• Goal: Copy out all of the material exactly as presented.

--- start ---

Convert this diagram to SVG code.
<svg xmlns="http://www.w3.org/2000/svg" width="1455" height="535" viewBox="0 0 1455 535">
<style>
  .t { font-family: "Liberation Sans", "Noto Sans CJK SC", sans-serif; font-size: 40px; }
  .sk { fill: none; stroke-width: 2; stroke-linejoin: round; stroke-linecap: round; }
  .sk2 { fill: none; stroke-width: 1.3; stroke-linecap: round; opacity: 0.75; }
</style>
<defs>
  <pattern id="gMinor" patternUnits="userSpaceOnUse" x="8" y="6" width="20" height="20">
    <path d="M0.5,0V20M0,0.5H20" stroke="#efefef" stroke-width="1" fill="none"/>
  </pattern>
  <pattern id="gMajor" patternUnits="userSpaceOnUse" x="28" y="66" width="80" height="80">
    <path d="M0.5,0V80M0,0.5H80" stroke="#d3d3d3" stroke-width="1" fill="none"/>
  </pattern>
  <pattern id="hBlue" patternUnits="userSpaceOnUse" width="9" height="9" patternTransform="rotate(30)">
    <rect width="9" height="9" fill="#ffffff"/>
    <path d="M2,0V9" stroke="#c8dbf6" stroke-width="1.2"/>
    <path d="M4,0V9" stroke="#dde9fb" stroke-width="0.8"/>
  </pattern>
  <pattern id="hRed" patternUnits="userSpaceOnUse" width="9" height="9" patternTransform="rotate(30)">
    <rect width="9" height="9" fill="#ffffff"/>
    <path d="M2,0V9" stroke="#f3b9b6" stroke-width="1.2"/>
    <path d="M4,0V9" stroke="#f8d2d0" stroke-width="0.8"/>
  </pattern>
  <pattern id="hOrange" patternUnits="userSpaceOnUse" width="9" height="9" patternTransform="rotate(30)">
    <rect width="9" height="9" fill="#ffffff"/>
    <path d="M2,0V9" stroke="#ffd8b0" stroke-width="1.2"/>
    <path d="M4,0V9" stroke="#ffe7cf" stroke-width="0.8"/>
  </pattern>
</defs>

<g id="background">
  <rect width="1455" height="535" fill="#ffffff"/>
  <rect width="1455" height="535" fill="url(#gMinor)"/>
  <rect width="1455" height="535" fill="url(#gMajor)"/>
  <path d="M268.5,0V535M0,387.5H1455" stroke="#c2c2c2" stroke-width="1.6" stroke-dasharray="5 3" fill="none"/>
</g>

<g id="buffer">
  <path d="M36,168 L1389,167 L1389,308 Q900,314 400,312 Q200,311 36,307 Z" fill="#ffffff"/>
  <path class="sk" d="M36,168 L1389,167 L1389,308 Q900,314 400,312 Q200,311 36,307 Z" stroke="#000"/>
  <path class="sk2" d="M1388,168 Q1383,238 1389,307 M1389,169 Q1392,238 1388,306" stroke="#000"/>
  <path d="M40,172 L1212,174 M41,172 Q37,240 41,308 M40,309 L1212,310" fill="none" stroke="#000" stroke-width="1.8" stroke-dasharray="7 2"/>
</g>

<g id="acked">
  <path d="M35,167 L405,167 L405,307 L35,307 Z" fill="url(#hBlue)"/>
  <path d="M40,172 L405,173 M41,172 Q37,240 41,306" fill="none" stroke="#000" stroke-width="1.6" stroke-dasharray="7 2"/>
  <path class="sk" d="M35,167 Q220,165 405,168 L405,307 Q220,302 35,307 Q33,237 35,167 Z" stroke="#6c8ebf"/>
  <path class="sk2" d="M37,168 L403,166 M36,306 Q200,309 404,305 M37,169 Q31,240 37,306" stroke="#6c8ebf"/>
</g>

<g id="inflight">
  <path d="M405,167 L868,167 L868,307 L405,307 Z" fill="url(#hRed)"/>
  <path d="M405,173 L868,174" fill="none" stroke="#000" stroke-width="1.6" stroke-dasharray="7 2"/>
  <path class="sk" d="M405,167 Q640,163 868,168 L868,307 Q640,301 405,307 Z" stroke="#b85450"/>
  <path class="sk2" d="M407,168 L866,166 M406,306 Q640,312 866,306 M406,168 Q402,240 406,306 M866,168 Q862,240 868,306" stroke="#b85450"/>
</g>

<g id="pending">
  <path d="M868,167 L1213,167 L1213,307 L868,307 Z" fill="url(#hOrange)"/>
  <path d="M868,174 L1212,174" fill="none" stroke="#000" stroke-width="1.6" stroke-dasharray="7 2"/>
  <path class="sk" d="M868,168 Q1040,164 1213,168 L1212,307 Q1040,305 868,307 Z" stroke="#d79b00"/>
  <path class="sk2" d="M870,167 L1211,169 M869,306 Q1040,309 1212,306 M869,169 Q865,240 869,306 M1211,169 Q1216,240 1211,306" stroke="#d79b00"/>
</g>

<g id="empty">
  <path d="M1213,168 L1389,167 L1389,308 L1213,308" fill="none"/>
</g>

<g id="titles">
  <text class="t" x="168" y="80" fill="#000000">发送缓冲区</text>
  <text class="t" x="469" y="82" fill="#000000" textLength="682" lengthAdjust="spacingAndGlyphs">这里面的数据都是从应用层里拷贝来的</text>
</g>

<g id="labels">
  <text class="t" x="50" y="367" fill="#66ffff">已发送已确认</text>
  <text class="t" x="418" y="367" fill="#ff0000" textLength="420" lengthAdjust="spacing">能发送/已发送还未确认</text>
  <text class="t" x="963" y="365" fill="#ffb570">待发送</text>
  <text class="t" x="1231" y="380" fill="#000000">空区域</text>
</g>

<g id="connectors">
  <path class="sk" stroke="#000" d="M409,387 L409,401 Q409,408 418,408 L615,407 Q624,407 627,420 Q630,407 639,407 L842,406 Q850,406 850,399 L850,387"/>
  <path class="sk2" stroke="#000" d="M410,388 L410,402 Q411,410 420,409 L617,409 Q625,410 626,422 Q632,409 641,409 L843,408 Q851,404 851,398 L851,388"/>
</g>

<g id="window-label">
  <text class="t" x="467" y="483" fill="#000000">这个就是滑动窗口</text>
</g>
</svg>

--- end ---

• Completed task:
Convert this diagram to SVG code.
<svg xmlns="http://www.w3.org/2000/svg" width="1455" height="535" viewBox="0 0 1455 535">
<style>
  .t { font-family: "Liberation Sans", "Noto Sans CJK SC", sans-serif; font-size: 40px; }
  .sk { fill: none; stroke-width: 2; stroke-linejoin: round; stroke-linecap: round; }
  .sk2 { fill: none; stroke-width: 1.3; stroke-linecap: round; opacity: 0.75; }
</style>
<defs>
  <pattern id="gMinor" patternUnits="userSpaceOnUse" x="8" y="6" width="20" height="20">
    <path d="M0.5,0V20M0,0.5H20" stroke="#efefef" stroke-width="1" fill="none"/>
  </pattern>
  <pattern id="gMajor" patternUnits="userSpaceOnUse" x="28" y="66" width="80" height="80">
    <path d="M0.5,0V80M0,0.5H80" stroke="#d3d3d3" stroke-width="1" fill="none"/>
  </pattern>
  <pattern id="hBlue" patternUnits="userSpaceOnUse" width="9" height="9" patternTransform="rotate(30)">
    <rect width="9" height="9" fill="#ffffff"/>
    <path d="M2,0V9" stroke="#c8dbf6" stroke-width="1.2"/>
    <path d="M4,0V9" stroke="#dde9fb" stroke-width="0.8"/>
  </pattern>
  <pattern id="hRed" patternUnits="userSpaceOnUse" width="9" height="9" patternTransform="rotate(30)">
    <rect width="9" height="9" fill="#ffffff"/>
    <path d="M2,0V9" stroke="#f3b9b6" stroke-width="1.2"/>
    <path d="M4,0V9" stroke="#f8d2d0" stroke-width="0.8"/>
  </pattern>
  <pattern id="hOrange" patternUnits="userSpaceOnUse" width="9" height="9" patternTransform="rotate(30)">
    <rect width="9" height="9" fill="#ffffff"/>
    <path d="M2,0V9" stroke="#ffd8b0" stroke-width="1.2"/>
    <path d="M4,0V9" stroke="#ffe7cf" stroke-width="0.8"/>
  </pattern>
</defs>

<g id="background">
  <rect width="1455" height="535" fill="#ffffff"/>
  <rect width="1455" height="535" fill="url(#gMinor)"/>
  <rect width="1455" height="535" fill="url(#gMajor)"/>
  <path d="M268.5,0V535M0,387.5H1455" stroke="#c2c2c2" stroke-width="1.6" stroke-dasharray="5 3" fill="none"/>
</g>

<g id="buffer">
  <path d="M36,168 L1389,167 L1389,308 Q900,314 400,312 Q200,311 36,307 Z" fill="#ffffff"/>
  <path class="sk" d="M36,168 L1389,167 L1389,308 Q900,314 400,312 Q200,311 36,307 Z" stroke="#000"/>
  <path class="sk2" d="M1388,168 Q1383,238 1389,307 M1389,169 Q1392,238 1388,306" stroke="#000"/>
  <path d="M40,172 L1212,174 M41,172 Q37,240 41,308 M40,309 L1212,310" fill="none" stroke="#000" stroke-width="1.8" stroke-dasharray="7 2"/>
</g>

<g id="acked">
  <path d="M35,167 L405,167 L405,307 L35,307 Z" fill="url(#hBlue)"/>
  <path d="M40,172 L405,173 M41,172 Q37,240 41,306" fill="none" stroke="#000" stroke-width="1.6" stroke-dasharray="7 2"/>
  <path class="sk" d="M35,167 Q220,165 405,168 L405,307 Q220,302 35,307 Q33,237 35,167 Z" stroke="#6c8ebf"/>
  <path class="sk2" d="M37,168 L403,166 M36,306 Q200,309 404,305 M37,169 Q31,240 37,306" stroke="#6c8ebf"/>
</g>

<g id="inflight">
  <path d="M405,167 L868,167 L868,307 L405,307 Z" fill="url(#hRed)"/>
  <path d="M405,173 L868,174" fill="none" stroke="#000" stroke-width="1.6" stroke-dasharray="7 2"/>
  <path class="sk" d="M405,167 Q640,163 868,168 L868,307 Q640,301 405,307 Z" stroke="#b85450"/>
  <path class="sk2" d="M407,168 L866,166 M406,306 Q640,312 866,306 M406,168 Q402,240 406,306 M866,168 Q862,240 868,306" stroke="#b85450"/>
</g>

<g id="pending">
  <path d="M868,167 L1213,167 L1213,307 L868,307 Z" fill="url(#hOrange)"/>
  <path d="M868,174 L1212,174" fill="none" stroke="#000" stroke-width="1.6" stroke-dasharray="7 2"/>
  <path class="sk" d="M868,168 Q1040,164 1213,168 L1212,307 Q1040,305 868,307 Z" stroke="#d79b00"/>
  <path class="sk2" d="M870,167 L1211,169 M869,306 Q1040,309 1212,306 M869,169 Q865,240 869,306 M1211,169 Q1216,240 1211,306" stroke="#d79b00"/>
</g>

<g id="empty">
  <path d="M1213,168 L1389,167 L1389,308 L1213,308" fill="none"/>
</g>

<g id="titles">
  <text class="t" x="168" y="80" fill="#000000">发送缓冲区</text>
  <text class="t" x="469" y="82" fill="#000000" textLength="682" lengthAdjust="spacingAndGlyphs">这里面的数据都是从应用层里拷贝来的</text>
</g>

<g id="labels">
  <text class="t" x="50" y="367" fill="#66ffff">已发送已确认</text>
  <text class="t" x="418" y="367" fill="#ff0000" textLength="420" lengthAdjust="spacing">能发送/已发送还未确认</text>
  <text class="t" x="963" y="365" fill="#ffb570">待发送</text>
  <text class="t" x="1231" y="380" fill="#000000">空区域</text>
</g>

<g id="connectors">
  <path class="sk" stroke="#000" d="M409,387 L409,401 Q409,408 418,408 L615,407 Q624,407 627,420 Q630,407 639,407 L842,406 Q850,406 850,399 L850,387"/>
  <path class="sk2" stroke="#000" d="M410,388 L410,402 Q411,410 420,409 L617,409 Q625,410 626,422 Q632,409 641,409 L843,408 Q851,404 851,398 L851,388"/>
</g>

<g id="window-label">
  <text class="t" x="467" y="483" fill="#000000">这个就是滑动窗口</text>
</g>
</svg>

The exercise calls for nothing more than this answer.